■ **STATED GOAL**
Write only the number of lines in the records beneath that hold "this".
------ INPUT ROWS ------
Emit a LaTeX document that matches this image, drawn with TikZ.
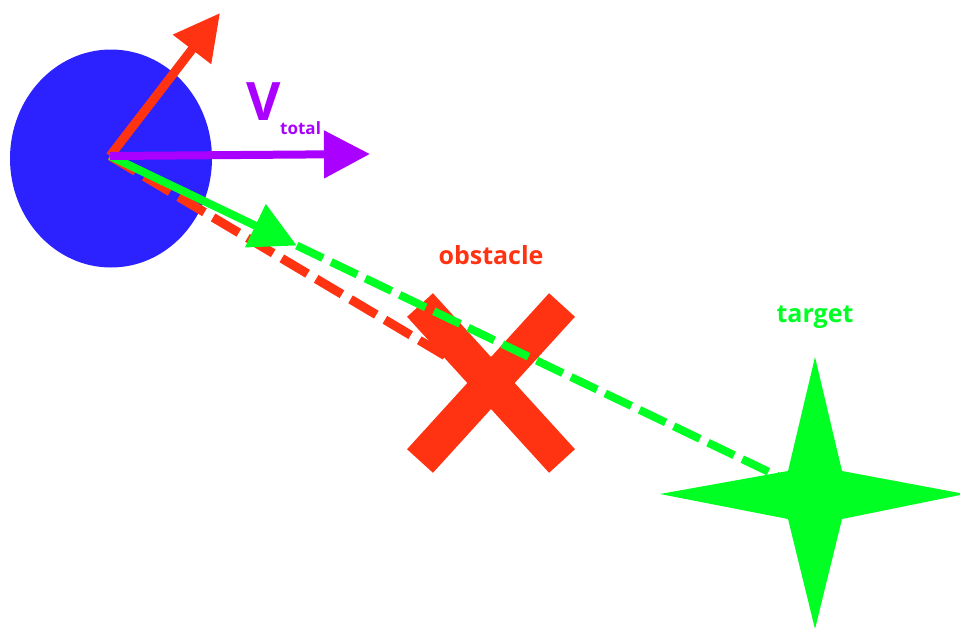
------
------ INPUT ROWS ------
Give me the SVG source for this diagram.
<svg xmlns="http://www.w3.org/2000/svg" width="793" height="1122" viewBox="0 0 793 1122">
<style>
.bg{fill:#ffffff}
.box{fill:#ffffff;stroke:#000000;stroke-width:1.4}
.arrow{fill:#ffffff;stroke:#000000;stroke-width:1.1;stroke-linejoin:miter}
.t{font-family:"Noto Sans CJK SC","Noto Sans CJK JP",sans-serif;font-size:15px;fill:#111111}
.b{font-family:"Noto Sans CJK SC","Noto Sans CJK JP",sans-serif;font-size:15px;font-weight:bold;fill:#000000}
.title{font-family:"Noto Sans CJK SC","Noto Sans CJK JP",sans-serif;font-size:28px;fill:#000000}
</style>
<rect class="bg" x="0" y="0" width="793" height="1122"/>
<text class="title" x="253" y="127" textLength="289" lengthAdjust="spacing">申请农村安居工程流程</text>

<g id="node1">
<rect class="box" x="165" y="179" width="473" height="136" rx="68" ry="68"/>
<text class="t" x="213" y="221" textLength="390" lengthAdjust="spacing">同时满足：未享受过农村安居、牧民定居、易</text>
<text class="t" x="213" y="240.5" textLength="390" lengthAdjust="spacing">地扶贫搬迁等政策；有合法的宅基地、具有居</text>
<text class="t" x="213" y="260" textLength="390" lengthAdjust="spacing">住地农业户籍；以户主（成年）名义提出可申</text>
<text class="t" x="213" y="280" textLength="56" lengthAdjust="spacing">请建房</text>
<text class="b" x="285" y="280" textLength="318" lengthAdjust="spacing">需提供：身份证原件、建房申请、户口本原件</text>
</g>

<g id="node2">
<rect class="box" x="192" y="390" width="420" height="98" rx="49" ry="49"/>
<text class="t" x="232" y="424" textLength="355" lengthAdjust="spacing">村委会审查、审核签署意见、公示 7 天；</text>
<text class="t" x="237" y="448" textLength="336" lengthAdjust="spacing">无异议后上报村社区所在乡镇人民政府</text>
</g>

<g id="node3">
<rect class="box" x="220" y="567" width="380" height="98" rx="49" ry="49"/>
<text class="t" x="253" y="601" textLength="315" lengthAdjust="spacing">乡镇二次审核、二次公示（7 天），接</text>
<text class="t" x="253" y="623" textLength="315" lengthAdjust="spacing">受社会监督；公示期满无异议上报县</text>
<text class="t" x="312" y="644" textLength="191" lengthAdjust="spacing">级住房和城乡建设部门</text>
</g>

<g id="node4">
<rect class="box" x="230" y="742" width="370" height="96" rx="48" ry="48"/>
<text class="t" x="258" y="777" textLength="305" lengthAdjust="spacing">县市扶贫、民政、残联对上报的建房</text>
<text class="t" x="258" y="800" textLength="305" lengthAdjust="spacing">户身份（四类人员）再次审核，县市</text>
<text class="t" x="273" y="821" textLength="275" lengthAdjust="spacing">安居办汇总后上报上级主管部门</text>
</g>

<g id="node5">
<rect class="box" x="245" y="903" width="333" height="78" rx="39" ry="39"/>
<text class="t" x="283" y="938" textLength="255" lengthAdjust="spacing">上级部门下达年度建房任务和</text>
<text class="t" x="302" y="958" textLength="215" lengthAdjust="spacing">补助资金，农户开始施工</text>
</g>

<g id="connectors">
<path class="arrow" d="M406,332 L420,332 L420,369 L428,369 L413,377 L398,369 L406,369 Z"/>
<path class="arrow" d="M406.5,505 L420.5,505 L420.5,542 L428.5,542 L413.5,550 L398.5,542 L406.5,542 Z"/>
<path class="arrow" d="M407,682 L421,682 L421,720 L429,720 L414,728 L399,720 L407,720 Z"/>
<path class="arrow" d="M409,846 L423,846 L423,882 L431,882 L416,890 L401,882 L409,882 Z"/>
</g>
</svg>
------
■ **REPLY**
2